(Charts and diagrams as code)

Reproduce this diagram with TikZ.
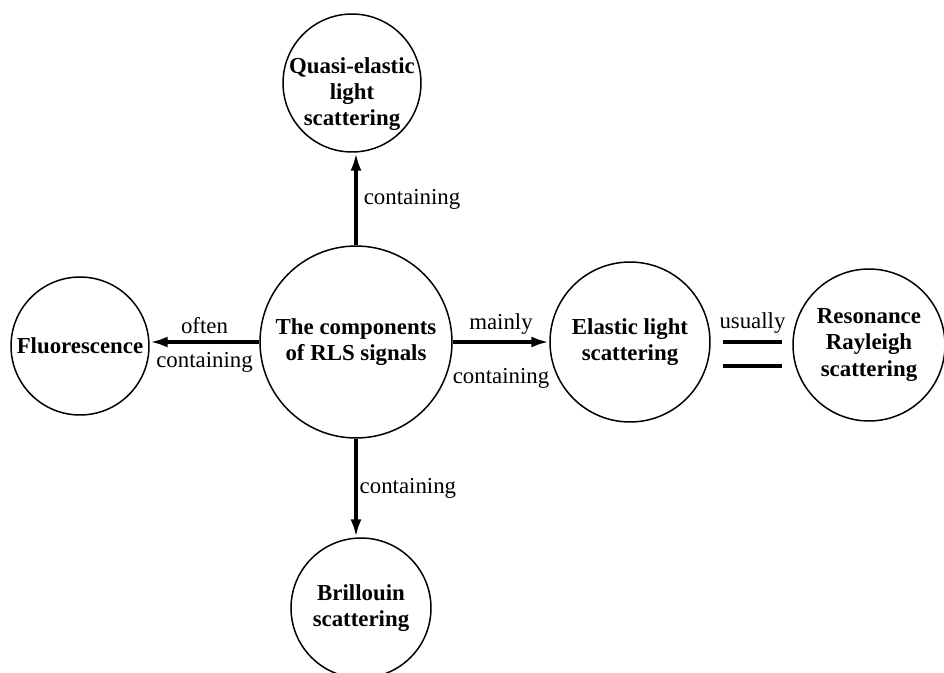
\documentclass[tikz,border=0pt]{standalone}
\usepackage{fontspec}
\setmainfont{Liberation Serif}
\usepackage{tikz}
\usetikzlibrary{
  arrows.meta,
  positioning,
  calc,
}
\tikzset{
  bubble/.style={
    circle, draw=black, line width=0.85pt, inner sep=0pt, minimum size=#1,
  },
  bubtext/.style={
    font=\bfseries\fontsize{13}{15}\selectfont, align=center,
  },
  tag/.style={
    font=\fontsize{13}{15}\selectfont,
  },
  arrowLink/.style={
    -{Latex[length=3.6mm,width=2.2mm]}, line width=2.2pt, draw=black,
  },
  eqBar/.style={
    line width=2.8pt, draw=black,
  },
}

\begin{document}
\begin{tikzpicture}[x=0.02cm, y=-0.02cm]
\useasboundingbox (0,0) rectangle (944,673);
\clip (0,0) rectangle (944,673);

% circles
\node[bubble=3.84cm, label={[bubtext]center:The components\\of RLS signals}] (rls) at (356,342) {};
\node[bubble=2.76cm, label={[bubtext, yshift=-2.2mm]center:Quasi-elastic\\light\\scattering}] (quasi) at (352,83) {};
\node[bubble=2.76cm, label={[bubtext]center:Fluorescence}] (fluo) at (80,346) {};
\node[bubble=3.2cm, label={[bubtext]center:Elastic light\\scattering}] (elastic) at (630,342) {};
\node[bubble=3.04cm, label={[bubtext]center:Resonance\\Rayleigh\\scattering}] (reso) at (869,345) {};
\node[bubble=2.8cm, label={[bubtext]center:Brillouin\\scattering}] (brill) at (361,608) {};

% links
\draw[arrowLink] (rls.north) -- (rls.north |- quasi.south)
  node[tag, midway, right] (tagUp) {containing};
\draw[arrowLink] (rls.south) -- (rls.south |- brill.north)
  node[tag, midway, right, inner sep=1pt] (tagDown) {containing};
\draw[arrowLink] (rls.west) -- (rls.west -| fluo.east)
  node[tag, midway, above] (tagOften) {often}
  node[tag, midway, below=0.6mm] (tagLeft) {containing};
\draw[arrowLink] (rls.east) -- (elastic.west)
  node[tag, midway, above] (tagMainly) {mainly}
  node[tag, midway, below=3.8mm] (tagRight) {containing};

% equals sign
\draw[eqBar] ($(elastic.east)+(12,0)$) -- ($(elastic.east -| reso.west)+(-10,0)$)
  node[tag, midway, above] (tagUsually) {usually};
\draw[eqBar] ($(elastic.east)+(12,24)$) -- ($(elastic.east -| reso.west)+(-10,24)$);

\end{tikzpicture}
\end{document}
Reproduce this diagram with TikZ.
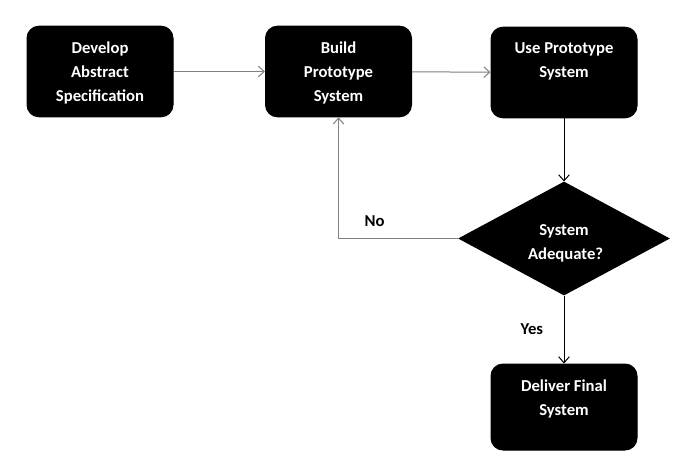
\documentclass[tikz,border=0pt]{standalone}
\usepackage{fontspec}
\setmainfont{Carlito}
\usetikzlibrary{shapes.geometric, arrows.meta}
\definecolor{mgray}{RGB}{128,128,128}
\newcommand{\boxtext}[2][44pt]{\parbox[c][#1][t]{100pt}{\centering #2}}

\tikzset{
    stage/.style={rectangle, rounded corners=9pt, draw=black, fill=black, text=white,
        font=\fontsize{12.5}{18}\selectfont\bfseries, inner xsep=4pt, inner ysep=12pt,
        minimum width=109.5pt, minimum height=68pt},
    decision/.style={diamond, shape aspect=1.86, draw=black, fill=black, text=white,
        font=\fontsize{12.5}{17.5}\selectfont\bfseries, inner sep=0pt,
        minimum width=157.5pt, minimum height=84.75pt},
    lbl/.style={font=\fontsize{12.5}{14}\selectfont\bfseries, text=black},
}

\begin{document}
\begin{tikzpicture}[x=0.75pt, y=-0.75pt, line width=0.75pt,
    >={Straight Barb[length=4.5pt, width=8pt]}]
    \useasboundingbox (0,0) rectangle (692,469);

    \node[stage] (develop) at (100, 71.5) {\boxtext{Develop\\Abstract\\Specification}};
    \node[stage] (build)   at (338.5, 71.5) {\boxtext{Build\\Prototype\\System}};
    \node[stage] (use)     at (564, 72.5) {\boxtext{Use Prototype\\System}};
    \node[decision] (adequate) at (564, 238.5)
        {\parbox{54pt}{\centering\vspace*{7.5pt}System\\Adequate?}};
    \node[stage, minimum height=64.5pt] (deliver) at (564, 407) {\boxtext[40.5pt]{Deliver Final\\System}};

    \draw[->, mgray] (develop) -- (build);
    \draw[->, mgray] (build) -- (use);
    \draw[->] (use) -- (adequate);
    \draw[->, mgray] (adequate.west) -| (build.south) node[pos=.35, above=5pt, lbl] {No};
    \draw[->] (adequate) -- (deliver) node[pos=.5, left=12pt, lbl] {Yes};
\end{tikzpicture}
\end{document}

Goal of the exercise – Set down all the entries exactly as they appear, but skip any pictures.

The result –
Reproduce this diagram with TikZ.
\documentclass[tikz,border=0pt]{standalone}
\usepackage{fontspec}
\setmainfont{Liberation Serif}
\usepackage{tikz}
\usetikzlibrary{
  arrows.meta,
  positioning,
  calc,
}
\tikzset{
  bubble/.style={
    circle, draw=black, line width=0.85pt, inner sep=0pt, minimum size=#1,
  },
  bubtext/.style={
    font=\bfseries\fontsize{13}{15}\selectfont, align=center,
  },
  tag/.style={
    font=\fontsize{13}{15}\selectfont,
  },
  arrowLink/.style={
    -{Latex[length=3.6mm,width=2.2mm]}, line width=2.2pt, draw=black,
  },
  eqBar/.style={
    line width=2.8pt, draw=black,
  },
}

\begin{document}
\begin{tikzpicture}[x=0.02cm, y=-0.02cm]
\useasboundingbox (0,0) rectangle (944,673);
\clip (0,0) rectangle (944,673);

% circles
\node[bubble=3.84cm, label={[bubtext]center:The components\\of RLS signals}] (rls) at (356,342) {};
\node[bubble=2.76cm, label={[bubtext, yshift=-2.2mm]center:Quasi-elastic\\light\\scattering}] (quasi) at (352,83) {};
\node[bubble=2.76cm, label={[bubtext]center:Fluorescence}] (fluo) at (80,346) {};
\node[bubble=3.2cm, label={[bubtext]center:Elastic light\\scattering}] (elastic) at (630,342) {};
\node[bubble=3.04cm, label={[bubtext]center:Resonance\\Rayleigh\\scattering}] (reso) at (869,345) {};
\node[bubble=2.8cm, label={[bubtext]center:Brillouin\\scattering}] (brill) at (361,608) {};

% links
\draw[arrowLink] (rls.north) -- (rls.north |- quasi.south)
  node[tag, midway, right] (tagUp) {containing};
\draw[arrowLink] (rls.south) -- (rls.south |- brill.north)
  node[tag, midway, right, inner sep=1pt] (tagDown) {containing};
\draw[arrowLink] (rls.west) -- (rls.west -| fluo.east)
  node[tag, midway, above] (tagOften) {often}
  node[tag, midway, below=0.6mm] (tagLeft) {containing};
\draw[arrowLink] (rls.east) -- (elastic.west)
  node[tag, midway, above] (tagMainly) {mainly}
  node[tag, midway, below=3.8mm] (tagRight) {containing};

% equals sign
\draw[eqBar] ($(elastic.east)+(12,0)$) -- ($(elastic.east -| reso.west)+(-10,0)$)
  node[tag, midway, above] (tagUsually) {usually};
\draw[eqBar] ($(elastic.east)+(12,24)$) -- ($(elastic.east -| reso.west)+(-10,24)$);

\end{tikzpicture}
\end{document}
Reproduce this diagram with TikZ.
\documentclass[tikz,border=0pt]{standalone}
\usepackage{fontspec}
\setmainfont{Carlito}
\usetikzlibrary{shapes.geometric, arrows.meta}
\definecolor{mgray}{RGB}{128,128,128}
\newcommand{\boxtext}[2][44pt]{\parbox[c][#1][t]{100pt}{\centering #2}}

\tikzset{
    stage/.style={rectangle, rounded corners=9pt, draw=black, fill=black, text=white,
        font=\fontsize{12.5}{18}\selectfont\bfseries, inner xsep=4pt, inner ysep=12pt,
        minimum width=109.5pt, minimum height=68pt},
    decision/.style={diamond, shape aspect=1.86, draw=black, fill=black, text=white,
        font=\fontsize{12.5}{17.5}\selectfont\bfseries, inner sep=0pt,
        minimum width=157.5pt, minimum height=84.75pt},
    lbl/.style={font=\fontsize{12.5}{14}\selectfont\bfseries, text=black},
}

\begin{document}
\begin{tikzpicture}[x=0.75pt, y=-0.75pt, line width=0.75pt,
    >={Straight Barb[length=4.5pt, width=8pt]}]
    \useasboundingbox (0,0) rectangle (692,469);

    \node[stage] (develop) at (100, 71.5) {\boxtext{Develop\\Abstract\\Specification}};
    \node[stage] (build)   at (338.5, 71.5) {\boxtext{Build\\Prototype\\System}};
    \node[stage] (use)     at (564, 72.5) {\boxtext{Use Prototype\\System}};
    \node[decision] (adequate) at (564, 238.5)
        {\parbox{54pt}{\centering\vspace*{7.5pt}System\\Adequate?}};
    \node[stage, minimum height=64.5pt] (deliver) at (564, 407) {\boxtext[40.5pt]{Deliver Final\\System}};

    \draw[->, mgray] (develop) -- (build);
    \draw[->, mgray] (build) -- (use);
    \draw[->] (use) -- (adequate);
    \draw[->, mgray] (adequate.west) -| (build.south) node[pos=.35, above=5pt, lbl] {No};
    \draw[->] (adequate) -- (deliver) node[pos=.5, left=12pt, lbl] {Yes};
\end{tikzpicture}
\end{document}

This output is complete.